Marion fait petit à petit son trou. “J’étais l’une des seules blanches de la communauté à participer à toutes les messes ; j’ai bien senti qu’il y avait des préjugés sur l’Europe mais la communauté a été très accueillante. Je crois que le fait d’avoir été fidèle à mon engagement dominical (en sacrifiant quelques escapades touristiques) a été la preuve que l’on pouvait compter sur moi.” Elle poursuit : “Prier ensemble permet de se reconnaître mutuellement comme frère et sœur en Christ. Aujourd’hui, ils me manquent… mais je suis heureuse d’avoir retrouvé cette fraternité universelle dans ma paroisse du XXe arrondissement.”

PILIER FRANCISCAIN

Parmi ses autres piliers, il y a les trois frères de Meknès : Milito, Franco et Andrea. “Je connaissais les franciscains de mes livres d’histoire médiévale. Je les avais étudiés comme objet historique !” C’est la première fois que Marion fréquente d’aussi près une communauté religieuse masculine. Les frères l’accueillent avec son “deuil” d’une Palestine qu’elle ne retrouvera pas de sitôt.

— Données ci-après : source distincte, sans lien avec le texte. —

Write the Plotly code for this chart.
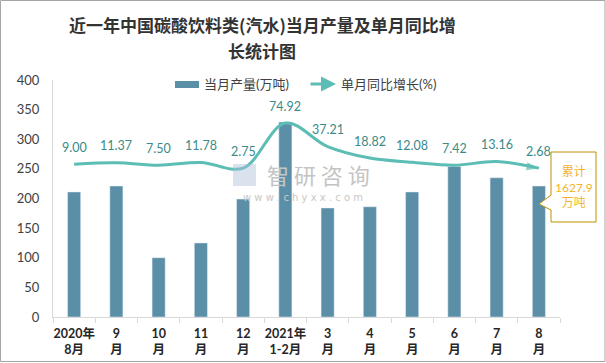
import plotly.graph_objects as go

# ---- data ----
categories = ["2020年<br>8月", "9<br>月", "10<br>月", "11<br>月", "12<br>月", "2021年<br>1-2月",
              "3<br>月", "4<br>月", "5<br>月", "6<br>月", "7<br>月", "8<br>月"]
production = [211, 221, 100, 125, 199, 329, 184, 186, 211, 254, 235, 221]
growth = [9.00, 11.37, 7.50, 11.78, 2.75, 74.92, 37.21, 18.82, 12.08, 7.42, 13.16, 2.68]
cumulative_text = "累计<br>1627.9<br>万吨"
title_line1 = "近一年中国碳酸饮料类(汽水)当月产量及单月同比增"
title_line2 = "长统计图"
bar_name = "当月产量(万吨)"
line_name = "单月同比增长(%)"

W, H = 606, 363
ML, MR, MT, MB = 53, 46, 80, 46
PW, PH = W - ML - MR, H - MT - MB

def px(x):
    return (x - ML) / PW

def py(y):
    return (H - MB - y) / PH

BAR_C = "#5B8FA7"
LINE_C = "#5BBDB4"
LABEL_C = "#3A8A8A"
FONT = "Lato, Noto Sans CJK SC, sans-serif"

fig = go.Figure()
fig.add_trace(go.Bar(x=categories, y=production, width=0.31, marker_color=BAR_C,
                     name=bar_name, showlegend=False, hoverinfo="skip"))

n = len(growth)
sym = ["circle"] + ["circle"] * (n - 2) + ["arrow"]
size = [11] + [0] * (n - 2) + [13]
mcol = ["#F5B921"] + [LINE_C] * (n - 1)
fig.add_trace(go.Scatter(x=categories, y=growth, yaxis="y2", mode="lines+markers",
                         line=dict(color=LINE_C, width=3, shape="spline", smoothing=1.0),
                         marker=dict(symbol=sym, size=size, color=mcol, angleref="previous",
                                     line=dict(width=0)),
                         name=line_name, showlegend=False, hoverinfo="skip"))

annotations = []
for c, g in zip(categories, growth):
    annotations.append(dict(x=c, y=g, xref="x", yref="y2", text=f"{g:.2f}", showarrow=False,
                            yshift=17, font=dict(family=FONT, size=12.5, color=LABEL_C)))

# title (two lines)
for txt, yy in ((title_line1, 25), (title_line2, 50)):
    annotations.append(dict(x=px(262), y=py(yy), xref="paper", yref="paper", text=txt,
                            showarrow=False, xanchor="center", yanchor="middle",
                            font=dict(family="Noto Sans CJK SC", size=17, color="#333333", weight="bold")))

# custom legend
annotations.append(dict(x=px(202), y=py(84), xref="paper", yref="paper", text=bar_name,
                        showarrow=False, xanchor="left", yanchor="middle",
                        font=dict(family=FONT, size=13, color="#404040")))
annotations.append(dict(x=px(339), y=py(84), xref="paper", yref="paper", text=line_name,
                        showarrow=False, xanchor="left", yanchor="middle",
                        font=dict(family=FONT, size=13, color="#404040")))
annotations.append(dict(x=px(336), y=py(84), ax=-27, ay=0, xref="paper", yref="paper",
                        axref="pixel", ayref="pixel", text="", showarrow=True, arrowhead=2,
                        arrowsize=1, arrowwidth=3, arrowcolor=LINE_C))

# watermark
annotations.append(dict(x=px(318), y=py(174), xref="paper", yref="paper", text="智 研 咨 询",
                        showarrow=False, font=dict(family="Noto Sans CJK SC", size=22, color="#C4C4C4")))
annotations.append(dict(x=px(303), y=py(197), xref="paper", yref="paper", text="w w w . c h y x x . c o m",
                        showarrow=False, font=dict(family="DejaVu Sans", size=10, color="#C8C8C8")))

# callout text
annotations.append(dict(x=px(573.5), y=py(187), xref="paper", yref="paper", text=cumulative_text,
                        showarrow=False, xanchor="center", yanchor="middle",
                        font=dict(family=FONT, size=12, color="#F4B32A")))

shapes = [
    dict(type="rect", xref="paper", yref="paper", x0=px(175), x1=px(199), y0=py(81), y1=py(88),
         fillcolor=BAR_C, line=dict(width=0)),
    dict(type="path", xref="paper", yref="paper", layer="above",
         path=(f"M {px(551)},{py(152)} L {px(596)},{py(152)} L {px(596)},{py(222)} "
               f"L {px(551)},{py(222)} L {px(551)},{py(210)} L {px(539)},{py(204)} "
               f"L {px(551)},{py(195)} Z"),
         fillcolor="white", line=dict(color="#BF9000", width=1)),
    dict(type="rect", xref="paper", yref="paper", x0=px(233), x1=px(256), y0=py(164), y1=py(186),
         fillcolor="rgba(170,190,215,0.45)", line=dict(width=0), layer="above"),
    dict(type="rect", xref="paper", yref="paper", x0=px(0.5), x1=px(605), y0=py(0.5), y1=py(361.5),
         line=dict(color="#A6A6A6", width=1), fillcolor="rgba(0,0,0,0)"),
]

fig.update_layout(
    width=W, height=H, margin=dict(l=ML, r=MR, t=MT, b=MB, autoexpand=False),
    paper_bgcolor="white", plot_bgcolor="white",
    font=dict(family=FONT, color="#404040"),
    showlegend=False,
    xaxis=dict(type="category", range=[-0.5, 11.5], showline=True, linecolor="#D9D9D9",
               ticks="outside", tickson="boundaries", ticklen=5, tickcolor="#D9D9D9",
               tickangle=0, automargin=False, ticklabelstandoff=5,
               showgrid=False, tickfont=dict(family=FONT, size=12.5, color="#262626", weight="bold")),
    yaxis=dict(range=[0, 400], dtick=50, showline=True, linecolor="#D9D9D9", showgrid=False,
               zeroline=False, ticks="", ticklabelstandoff=10, automargin=False,
               tickfont=dict(family=FONT, size=13, color="#404040")),
    yaxis2=dict(overlaying="y", range=[-236, 144], visible=False),
    annotations=annotations, shapes=shapes,
)

fig.write_html("out.html", config={"displayModeBar": False},
               post_script="document.body.style.margin='0px';")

“Ce que je retiens, c’est avant tout leur grande écoute, leurs attentions bienveillantes, et beaucoup de rires et d’humour. Et puis, chez eux, il n’y avait pas ce statut du prêtre qui peut être parfois écrasant. C’était simple et fraternel. Je me suis sentie comme en famille. Librement, j’ai pu poser toutes mes questions sur l’Église, aborder par exemple la place des femmes dans l’institution. C’était un espace de vérité, ils me confiaient aussi les difficultés dans leur mission et en communauté.”
Et quand on la questionne sur le sens de leur présence, Marion s’arrête un instant : “La société marocaine fonctionne sans eux. Les frères ne sont pas du tout indispensables. Mais devons-nous être utiles ? Leur vocation me dépasse mais, après avoir vécu à leurs côtés, je crois que j’ai appris quelque chose de l’ordre de la gratuité. J’entends par là aimer sincèrement et avec détachement. Les frères font témoignage de charité, ils aiment profondément ce peuple et je crois que j’ai aussi réussi à l’aimer malgré toutes nos différences.”